> **To be done**
Go from the first line to the line with "10.4, 15.5, 5.3]" and return those lines verbatim, ends included.

-------- Source excerpt

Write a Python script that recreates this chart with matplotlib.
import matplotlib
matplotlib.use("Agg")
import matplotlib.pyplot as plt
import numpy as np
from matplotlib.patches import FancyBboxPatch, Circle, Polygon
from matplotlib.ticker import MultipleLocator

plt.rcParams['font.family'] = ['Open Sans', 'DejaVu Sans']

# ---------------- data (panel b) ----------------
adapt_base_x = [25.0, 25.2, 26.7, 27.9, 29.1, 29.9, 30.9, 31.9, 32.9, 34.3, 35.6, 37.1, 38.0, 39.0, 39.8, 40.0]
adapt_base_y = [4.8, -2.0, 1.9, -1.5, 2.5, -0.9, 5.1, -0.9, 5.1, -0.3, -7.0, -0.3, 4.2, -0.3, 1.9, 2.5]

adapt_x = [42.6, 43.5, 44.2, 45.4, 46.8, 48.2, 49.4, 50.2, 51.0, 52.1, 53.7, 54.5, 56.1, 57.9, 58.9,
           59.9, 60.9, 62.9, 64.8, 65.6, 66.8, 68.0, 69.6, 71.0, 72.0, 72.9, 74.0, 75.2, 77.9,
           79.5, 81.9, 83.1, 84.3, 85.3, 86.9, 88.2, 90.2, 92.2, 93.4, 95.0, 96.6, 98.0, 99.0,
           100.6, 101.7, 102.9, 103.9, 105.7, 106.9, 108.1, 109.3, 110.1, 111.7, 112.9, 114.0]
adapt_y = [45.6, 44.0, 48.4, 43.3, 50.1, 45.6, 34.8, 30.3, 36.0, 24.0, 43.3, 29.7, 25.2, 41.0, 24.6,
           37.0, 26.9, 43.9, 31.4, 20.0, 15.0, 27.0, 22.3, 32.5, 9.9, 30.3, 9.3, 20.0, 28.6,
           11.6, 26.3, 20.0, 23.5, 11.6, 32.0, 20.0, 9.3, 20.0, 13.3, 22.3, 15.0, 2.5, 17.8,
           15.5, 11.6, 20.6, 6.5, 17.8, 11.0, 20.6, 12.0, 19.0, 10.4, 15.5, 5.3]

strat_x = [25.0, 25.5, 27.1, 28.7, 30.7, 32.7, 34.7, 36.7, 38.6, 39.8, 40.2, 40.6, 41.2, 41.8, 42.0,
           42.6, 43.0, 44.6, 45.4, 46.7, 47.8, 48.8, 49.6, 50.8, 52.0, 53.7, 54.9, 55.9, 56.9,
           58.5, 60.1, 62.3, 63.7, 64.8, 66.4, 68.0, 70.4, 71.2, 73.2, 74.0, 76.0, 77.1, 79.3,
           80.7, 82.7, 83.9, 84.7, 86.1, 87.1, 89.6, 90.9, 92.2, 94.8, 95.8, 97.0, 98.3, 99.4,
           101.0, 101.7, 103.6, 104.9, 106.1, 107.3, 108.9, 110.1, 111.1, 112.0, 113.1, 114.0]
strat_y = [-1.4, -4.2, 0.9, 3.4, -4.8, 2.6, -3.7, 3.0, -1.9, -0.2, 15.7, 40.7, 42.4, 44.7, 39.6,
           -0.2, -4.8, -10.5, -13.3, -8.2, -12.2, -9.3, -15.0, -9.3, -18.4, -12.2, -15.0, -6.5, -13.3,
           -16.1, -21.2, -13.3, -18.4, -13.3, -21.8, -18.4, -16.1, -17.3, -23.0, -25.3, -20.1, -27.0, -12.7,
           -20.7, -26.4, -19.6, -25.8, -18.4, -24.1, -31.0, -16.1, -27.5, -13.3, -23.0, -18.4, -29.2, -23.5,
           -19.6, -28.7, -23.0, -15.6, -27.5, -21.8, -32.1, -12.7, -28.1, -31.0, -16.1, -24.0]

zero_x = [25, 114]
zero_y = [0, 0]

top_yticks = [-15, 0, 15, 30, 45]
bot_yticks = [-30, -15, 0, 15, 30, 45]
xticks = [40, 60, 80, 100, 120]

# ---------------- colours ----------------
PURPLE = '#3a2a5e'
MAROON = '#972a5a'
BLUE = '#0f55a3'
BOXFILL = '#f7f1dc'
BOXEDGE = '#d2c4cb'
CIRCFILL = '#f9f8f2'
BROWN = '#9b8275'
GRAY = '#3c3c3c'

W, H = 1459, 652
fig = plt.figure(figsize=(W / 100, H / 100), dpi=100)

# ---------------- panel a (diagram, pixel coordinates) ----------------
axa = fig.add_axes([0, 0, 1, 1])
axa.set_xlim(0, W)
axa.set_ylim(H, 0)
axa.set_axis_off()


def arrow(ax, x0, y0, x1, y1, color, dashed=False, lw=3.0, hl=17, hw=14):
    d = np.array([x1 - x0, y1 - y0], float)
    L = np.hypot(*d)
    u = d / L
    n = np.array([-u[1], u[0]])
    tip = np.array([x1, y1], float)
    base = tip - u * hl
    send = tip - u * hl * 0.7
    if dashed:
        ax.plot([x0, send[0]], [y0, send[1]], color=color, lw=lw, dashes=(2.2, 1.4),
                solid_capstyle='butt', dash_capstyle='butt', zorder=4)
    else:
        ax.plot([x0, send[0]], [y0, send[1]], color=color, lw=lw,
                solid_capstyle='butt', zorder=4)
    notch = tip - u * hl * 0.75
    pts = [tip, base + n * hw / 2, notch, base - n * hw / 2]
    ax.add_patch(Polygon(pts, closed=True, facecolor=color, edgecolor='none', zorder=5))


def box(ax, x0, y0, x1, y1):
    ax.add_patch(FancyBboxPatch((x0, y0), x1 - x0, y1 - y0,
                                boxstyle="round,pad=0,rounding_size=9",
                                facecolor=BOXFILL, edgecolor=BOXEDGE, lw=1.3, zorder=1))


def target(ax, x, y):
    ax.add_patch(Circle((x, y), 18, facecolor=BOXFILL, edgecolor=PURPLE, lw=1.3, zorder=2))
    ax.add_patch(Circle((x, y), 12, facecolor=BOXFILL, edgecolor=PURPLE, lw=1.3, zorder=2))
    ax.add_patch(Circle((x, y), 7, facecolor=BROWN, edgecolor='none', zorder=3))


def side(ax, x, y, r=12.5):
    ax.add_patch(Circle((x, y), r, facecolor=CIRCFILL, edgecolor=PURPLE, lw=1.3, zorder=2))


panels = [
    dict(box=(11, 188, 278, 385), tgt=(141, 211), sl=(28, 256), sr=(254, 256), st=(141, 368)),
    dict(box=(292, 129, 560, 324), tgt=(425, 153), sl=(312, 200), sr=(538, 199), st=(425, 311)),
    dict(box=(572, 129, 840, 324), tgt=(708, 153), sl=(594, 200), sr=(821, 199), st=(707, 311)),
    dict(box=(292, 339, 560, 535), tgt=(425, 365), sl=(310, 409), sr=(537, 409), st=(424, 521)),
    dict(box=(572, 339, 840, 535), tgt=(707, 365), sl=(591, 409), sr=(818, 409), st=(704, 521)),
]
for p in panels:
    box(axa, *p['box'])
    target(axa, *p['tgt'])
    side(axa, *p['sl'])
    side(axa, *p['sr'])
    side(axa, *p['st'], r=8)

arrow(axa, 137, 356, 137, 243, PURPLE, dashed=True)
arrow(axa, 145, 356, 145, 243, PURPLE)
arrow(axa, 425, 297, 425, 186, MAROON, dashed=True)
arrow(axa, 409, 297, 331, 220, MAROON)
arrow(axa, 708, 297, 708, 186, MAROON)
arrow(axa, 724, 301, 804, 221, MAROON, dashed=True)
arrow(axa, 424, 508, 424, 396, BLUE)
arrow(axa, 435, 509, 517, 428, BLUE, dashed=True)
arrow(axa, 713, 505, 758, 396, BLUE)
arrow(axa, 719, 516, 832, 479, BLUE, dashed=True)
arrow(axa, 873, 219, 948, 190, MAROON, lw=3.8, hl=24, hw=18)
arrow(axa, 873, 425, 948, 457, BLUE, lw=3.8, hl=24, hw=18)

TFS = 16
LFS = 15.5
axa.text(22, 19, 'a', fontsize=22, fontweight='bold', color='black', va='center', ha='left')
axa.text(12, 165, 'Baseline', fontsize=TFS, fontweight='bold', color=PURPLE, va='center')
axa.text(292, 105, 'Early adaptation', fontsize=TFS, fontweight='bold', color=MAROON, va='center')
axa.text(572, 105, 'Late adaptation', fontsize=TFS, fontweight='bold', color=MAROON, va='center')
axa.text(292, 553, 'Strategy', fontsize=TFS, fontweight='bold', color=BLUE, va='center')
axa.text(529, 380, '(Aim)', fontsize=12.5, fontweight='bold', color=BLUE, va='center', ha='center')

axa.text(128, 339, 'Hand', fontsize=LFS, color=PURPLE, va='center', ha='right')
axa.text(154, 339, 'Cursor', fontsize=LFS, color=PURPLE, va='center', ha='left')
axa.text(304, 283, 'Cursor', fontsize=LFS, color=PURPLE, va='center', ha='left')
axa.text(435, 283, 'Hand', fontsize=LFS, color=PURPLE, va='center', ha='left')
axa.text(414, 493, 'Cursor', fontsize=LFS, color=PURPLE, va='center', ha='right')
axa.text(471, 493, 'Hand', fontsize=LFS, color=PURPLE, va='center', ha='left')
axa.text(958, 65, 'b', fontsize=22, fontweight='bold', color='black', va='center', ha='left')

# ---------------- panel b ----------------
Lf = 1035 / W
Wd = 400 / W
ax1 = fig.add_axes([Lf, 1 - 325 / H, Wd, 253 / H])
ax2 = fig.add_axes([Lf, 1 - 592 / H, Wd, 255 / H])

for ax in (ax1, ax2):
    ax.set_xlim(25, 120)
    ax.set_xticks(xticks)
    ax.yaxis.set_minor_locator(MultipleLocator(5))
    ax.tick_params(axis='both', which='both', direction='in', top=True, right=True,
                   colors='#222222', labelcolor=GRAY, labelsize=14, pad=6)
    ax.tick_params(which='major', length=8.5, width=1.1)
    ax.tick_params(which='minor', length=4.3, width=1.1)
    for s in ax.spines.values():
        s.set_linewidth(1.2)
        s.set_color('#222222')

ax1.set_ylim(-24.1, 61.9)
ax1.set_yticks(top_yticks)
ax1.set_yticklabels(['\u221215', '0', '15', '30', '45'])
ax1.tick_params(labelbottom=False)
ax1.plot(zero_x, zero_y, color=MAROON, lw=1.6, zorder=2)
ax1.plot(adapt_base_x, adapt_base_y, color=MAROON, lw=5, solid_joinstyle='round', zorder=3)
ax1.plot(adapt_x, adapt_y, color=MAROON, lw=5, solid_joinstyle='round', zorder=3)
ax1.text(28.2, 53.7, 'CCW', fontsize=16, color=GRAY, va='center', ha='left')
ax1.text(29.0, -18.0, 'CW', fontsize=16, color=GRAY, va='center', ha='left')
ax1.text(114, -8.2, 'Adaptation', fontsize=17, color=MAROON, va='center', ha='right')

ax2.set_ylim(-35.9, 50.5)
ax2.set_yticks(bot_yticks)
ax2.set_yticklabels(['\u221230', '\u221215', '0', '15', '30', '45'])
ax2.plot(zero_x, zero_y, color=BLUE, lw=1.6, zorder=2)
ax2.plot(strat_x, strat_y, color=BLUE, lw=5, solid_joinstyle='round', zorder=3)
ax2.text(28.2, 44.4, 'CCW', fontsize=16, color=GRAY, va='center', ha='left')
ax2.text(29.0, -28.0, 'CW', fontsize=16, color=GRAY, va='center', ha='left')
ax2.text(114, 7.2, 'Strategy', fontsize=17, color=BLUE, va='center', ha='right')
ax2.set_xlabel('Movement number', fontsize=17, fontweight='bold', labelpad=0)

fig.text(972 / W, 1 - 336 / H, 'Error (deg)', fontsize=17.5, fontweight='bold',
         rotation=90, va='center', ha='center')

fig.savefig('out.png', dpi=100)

----------------

> **Answer**
Write a Python script that recreates this chart with matplotlib.
import matplotlib
matplotlib.use("Agg")
import matplotlib.pyplot as plt
import numpy as np
from matplotlib.patches import FancyBboxPatch, Circle, Polygon
from matplotlib.ticker import MultipleLocator

plt.rcParams['font.family'] = ['Open Sans', 'DejaVu Sans']

# ---------------- data (panel b) ----------------
adapt_base_x = [25.0, 25.2, 26.7, 27.9, 29.1, 29.9, 30.9, 31.9, 32.9, 34.3, 35.6, 37.1, 38.0, 39.0, 39.8, 40.0]
adapt_base_y = [4.8, -2.0, 1.9, -1.5, 2.5, -0.9, 5.1, -0.9, 5.1, -0.3, -7.0, -0.3, 4.2, -0.3, 1.9, 2.5]

adapt_x = [42.6, 43.5, 44.2, 45.4, 46.8, 48.2, 49.4, 50.2, 51.0, 52.1, 53.7, 54.5, 56.1, 57.9, 58.9,
           59.9, 60.9, 62.9, 64.8, 65.6, 66.8, 68.0, 69.6, 71.0, 72.0, 72.9, 74.0, 75.2, 77.9,
           79.5, 81.9, 83.1, 84.3, 85.3, 86.9, 88.2, 90.2, 92.2, 93.4, 95.0, 96.6, 98.0, 99.0,
           100.6, 101.7, 102.9, 103.9, 105.7, 106.9, 108.1, 109.3, 110.1, 111.7, 112.9, 114.0]
adapt_y = [45.6, 44.0, 48.4, 43.3, 50.1, 45.6, 34.8, 30.3, 36.0, 24.0, 43.3, 29.7, 25.2, 41.0, 24.6,
           37.0, 26.9, 43.9, 31.4, 20.0, 15.0, 27.0, 22.3, 32.5, 9.9, 30.3, 9.3, 20.0, 28.6,
           11.6, 26.3, 20.0, 23.5, 11.6, 32.0, 20.0, 9.3, 20.0, 13.3, 22.3, 15.0, 2.5, 17.8,
           15.5, 11.6, 20.6, 6.5, 17.8, 11.0, 20.6, 12.0, 19.0, 10.4, 15.5, 5.3]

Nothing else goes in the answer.